Climate, Mobility, and Energy

Antenna at LCAW 2026: Feeling the Heat, Energy Security, and the Rise of You-First-ism

Antenna Group was at LCAW supporting clients and connecting with leaders across the climate ecosystem this week.
Joy London
4 min read
Jun 30, 2026

London Climate Action Week (LCAW) kicked off in a city feeling the heat.

Keir Starmer announced his resignation on Monday, throwing British politics into yet another leadership change (the sixth PM in seven years). Andy Burnham, the former Mayor of Greater Manchester, will most likely be the next Prime Minister, as early as July. Burnham has yet to lay forth any detailed national policies of where he will look to take the country, and analysts have already started unpacking what that could mean for the UK’s energy and climate future, especially if net zero champion Ed Miliband becomes the next Chancellor.

London also faced the hottest day on record for June, and some events for LCAW were cancelled due to heat concerns as attendees also struggled with transport services strained under the high temperatures. 

Antenna Group was at LCAW supporting clients and connecting with leaders across the climate ecosystem this week. Below, we unpack what we heard on the ground.

The methane moment. We kicked off the week on Monday at our client Carbon Mapper’s event around Unlocking Scale and Impact on Methane: Data, Policy and Pathways to Action, hosted alongside partners at the UN Environment Programme, Clean Air Task Force, RMI, and the Global Methane Hub. On Tuesday, the UN Secretary-General launched a global Call to Action on Methane ahead of COP31 in Türkiye later this year. Both made clear that mitigating methane is the equivalent of pulling the emergency brake on climate change. Carbon Mapper’s panel underscored also the co-benefits that methane mitigation can have, especially around public health, and the incredible opportunities that new tech is unlocking to better track and fix methane sources. 

You-first-ism abounds. However, the Carbon Mapper event also raised a theme that has been felt across LCAW events this week. Industry leaders have doubled down on their focus on energy sovereignty amid the Strait of Hormuz conflict. And political leaders have reduced their will to act amidst domestic cost of living and inflationary pressures. Climate negotiators preparing for COP31 hit that same wall just before LCAW, where talks at the Bonn climate conference ended in gridlock because of countries’ cautious approach and ‘you-first-ism.’ Germany's announcement today, where it joined nearly half of EU member states now calling to delay new methane reporting rules due to take effect in January, was the clearest signal yet of where that caution leads. Climate action on issues like methane is in the spotlight, but how leaders balance regulation against domestic energy pressures remains a real point of contention.

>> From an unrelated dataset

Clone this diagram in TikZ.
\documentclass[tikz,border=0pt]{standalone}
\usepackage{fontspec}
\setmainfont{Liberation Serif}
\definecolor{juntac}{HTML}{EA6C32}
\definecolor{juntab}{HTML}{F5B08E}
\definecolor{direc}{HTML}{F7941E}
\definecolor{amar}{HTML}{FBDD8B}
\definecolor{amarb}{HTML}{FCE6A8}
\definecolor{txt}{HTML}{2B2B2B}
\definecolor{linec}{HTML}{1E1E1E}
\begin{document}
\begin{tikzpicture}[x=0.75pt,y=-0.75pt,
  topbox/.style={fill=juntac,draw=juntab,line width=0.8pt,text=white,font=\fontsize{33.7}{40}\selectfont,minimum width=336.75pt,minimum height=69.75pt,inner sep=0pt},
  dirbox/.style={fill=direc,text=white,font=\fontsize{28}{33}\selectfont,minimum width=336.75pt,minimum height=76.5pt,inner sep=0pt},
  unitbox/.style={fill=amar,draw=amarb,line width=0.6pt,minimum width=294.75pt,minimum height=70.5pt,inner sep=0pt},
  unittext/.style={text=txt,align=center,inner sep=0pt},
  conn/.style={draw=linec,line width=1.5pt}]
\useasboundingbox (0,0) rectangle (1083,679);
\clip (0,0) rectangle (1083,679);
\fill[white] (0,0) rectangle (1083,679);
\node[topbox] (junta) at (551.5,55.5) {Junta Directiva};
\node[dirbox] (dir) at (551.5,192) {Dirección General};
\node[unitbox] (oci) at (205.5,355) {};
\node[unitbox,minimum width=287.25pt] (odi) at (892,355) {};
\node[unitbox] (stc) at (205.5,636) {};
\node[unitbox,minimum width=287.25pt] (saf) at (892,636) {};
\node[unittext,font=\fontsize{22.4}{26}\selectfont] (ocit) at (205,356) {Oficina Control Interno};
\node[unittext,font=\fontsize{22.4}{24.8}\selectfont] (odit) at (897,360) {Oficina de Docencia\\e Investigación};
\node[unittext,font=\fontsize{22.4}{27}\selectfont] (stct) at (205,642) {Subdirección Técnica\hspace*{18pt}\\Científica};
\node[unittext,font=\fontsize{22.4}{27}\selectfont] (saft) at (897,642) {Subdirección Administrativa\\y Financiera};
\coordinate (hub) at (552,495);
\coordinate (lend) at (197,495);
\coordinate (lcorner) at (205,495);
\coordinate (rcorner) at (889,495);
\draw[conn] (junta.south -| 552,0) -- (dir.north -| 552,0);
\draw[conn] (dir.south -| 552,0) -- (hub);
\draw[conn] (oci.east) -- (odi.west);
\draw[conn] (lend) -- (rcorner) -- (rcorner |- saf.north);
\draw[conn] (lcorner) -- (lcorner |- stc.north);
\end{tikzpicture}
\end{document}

Communicators urge less jargon, LLM-generated copy. At a panel hosted by SB+CO on The Sustainability Language Gap and how to Fix It, communications and sustainability leaders from On, the BBC, Oatly, and the World Economic Forum cautioned that many audiences are reacting with scorn and discontent when faced with messaging around climate change. The panel opened with the question, ‘what jargon would I get rid of’, with words like global warming, sustainable, mitigate, and carbon footprint thrown out as examples of words that have lost meaning to the general public. Panelists emphasised the importance of radical transparency on what companies are doing around sustainability, especially for key stakeholders like employees, and cautioned that the overuse of LLMs risks creating more jargon-heavy copy that continues to turn readers off from important climate-related messaging and storytelling. The trend toward ‘you-first’ and ‘individualistic’ values was again raised, and the panelists agreed that emphasising affordability, consumer product differentiation, and other user-related messaging resonated with audiences more than emphasising moral responsibility toward the climate or other collectivist narratives.

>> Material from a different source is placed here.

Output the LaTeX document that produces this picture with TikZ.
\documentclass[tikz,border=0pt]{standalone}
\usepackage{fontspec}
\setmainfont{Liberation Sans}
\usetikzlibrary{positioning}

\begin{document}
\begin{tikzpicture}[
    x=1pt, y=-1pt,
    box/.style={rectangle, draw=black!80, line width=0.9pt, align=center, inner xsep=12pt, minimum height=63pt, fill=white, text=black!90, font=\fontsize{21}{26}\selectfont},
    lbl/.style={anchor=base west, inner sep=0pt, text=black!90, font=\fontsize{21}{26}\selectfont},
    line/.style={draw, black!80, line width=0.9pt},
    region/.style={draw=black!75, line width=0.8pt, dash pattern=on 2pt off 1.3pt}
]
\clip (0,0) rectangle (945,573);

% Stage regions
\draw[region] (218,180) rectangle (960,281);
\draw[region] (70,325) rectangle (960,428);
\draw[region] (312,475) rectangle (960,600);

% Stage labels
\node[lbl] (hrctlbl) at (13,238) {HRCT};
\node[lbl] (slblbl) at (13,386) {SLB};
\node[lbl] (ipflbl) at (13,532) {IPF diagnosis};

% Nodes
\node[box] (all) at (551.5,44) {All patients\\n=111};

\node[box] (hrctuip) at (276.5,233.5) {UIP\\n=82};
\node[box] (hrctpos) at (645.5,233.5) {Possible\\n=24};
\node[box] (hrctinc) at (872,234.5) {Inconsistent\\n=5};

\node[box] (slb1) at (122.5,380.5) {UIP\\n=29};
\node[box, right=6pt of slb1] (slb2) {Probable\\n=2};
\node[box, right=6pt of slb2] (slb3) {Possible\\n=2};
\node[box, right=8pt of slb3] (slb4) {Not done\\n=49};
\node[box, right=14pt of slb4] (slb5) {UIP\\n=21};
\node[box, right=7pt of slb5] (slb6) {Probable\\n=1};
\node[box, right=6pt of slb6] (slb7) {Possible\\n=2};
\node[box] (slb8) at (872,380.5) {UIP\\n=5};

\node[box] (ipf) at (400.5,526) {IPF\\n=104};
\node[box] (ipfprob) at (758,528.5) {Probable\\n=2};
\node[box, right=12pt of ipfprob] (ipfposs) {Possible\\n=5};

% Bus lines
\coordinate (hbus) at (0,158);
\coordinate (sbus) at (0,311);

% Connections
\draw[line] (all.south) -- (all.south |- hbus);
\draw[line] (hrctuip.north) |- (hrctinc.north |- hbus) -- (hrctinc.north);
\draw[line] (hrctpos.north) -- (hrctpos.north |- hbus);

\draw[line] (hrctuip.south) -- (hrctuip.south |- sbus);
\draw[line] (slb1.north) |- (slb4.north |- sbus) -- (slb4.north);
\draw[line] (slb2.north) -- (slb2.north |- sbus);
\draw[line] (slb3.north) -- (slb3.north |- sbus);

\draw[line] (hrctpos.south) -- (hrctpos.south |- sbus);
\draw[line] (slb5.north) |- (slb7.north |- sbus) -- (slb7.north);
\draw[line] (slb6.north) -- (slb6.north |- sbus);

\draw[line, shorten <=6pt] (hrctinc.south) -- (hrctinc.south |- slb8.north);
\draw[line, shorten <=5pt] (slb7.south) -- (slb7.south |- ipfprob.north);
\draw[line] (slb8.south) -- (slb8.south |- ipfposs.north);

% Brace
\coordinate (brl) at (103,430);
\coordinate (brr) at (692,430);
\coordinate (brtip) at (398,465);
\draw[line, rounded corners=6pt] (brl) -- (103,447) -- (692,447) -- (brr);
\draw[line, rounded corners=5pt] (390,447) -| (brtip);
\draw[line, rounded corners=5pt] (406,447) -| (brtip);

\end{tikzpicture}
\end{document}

Defence and energy sovereignty reigns. Goals House hosted an Oxford-style debate on whether governments should prioritise defence spending over international development. The session, moderated by Anne McElvoy (POLITICO), with Bel Trew (The Independent) and Arthur Snell (former diplomat) may seem like an odd fit for a climate week agenda. But as countries grapple with rising populism, nationalism, and the wars in Ukraine and Iran, defence and energy spending have become overlapping priorities. It’s a calculus now further complicated by AI's surging power demand, as data centres compete with households and industry for scarce grid capacity. At the same time, the climate crisis is itself driving conflict, and renewable energy is already helping countries blunt the impact of geopolitical energy shocks. The UK’s climate envoy, Rachel Kyte, spoke on this topic at a Devex Impact House event on Thursday, emphasising that the British people want affordable energy, clean air, clean water, flood defences and protection from extreme heat. Her key point was something that politicians and industry leaders echoed throughout the week: electrification needs to move faster, and security and climate can't be treated as separate briefs anymore.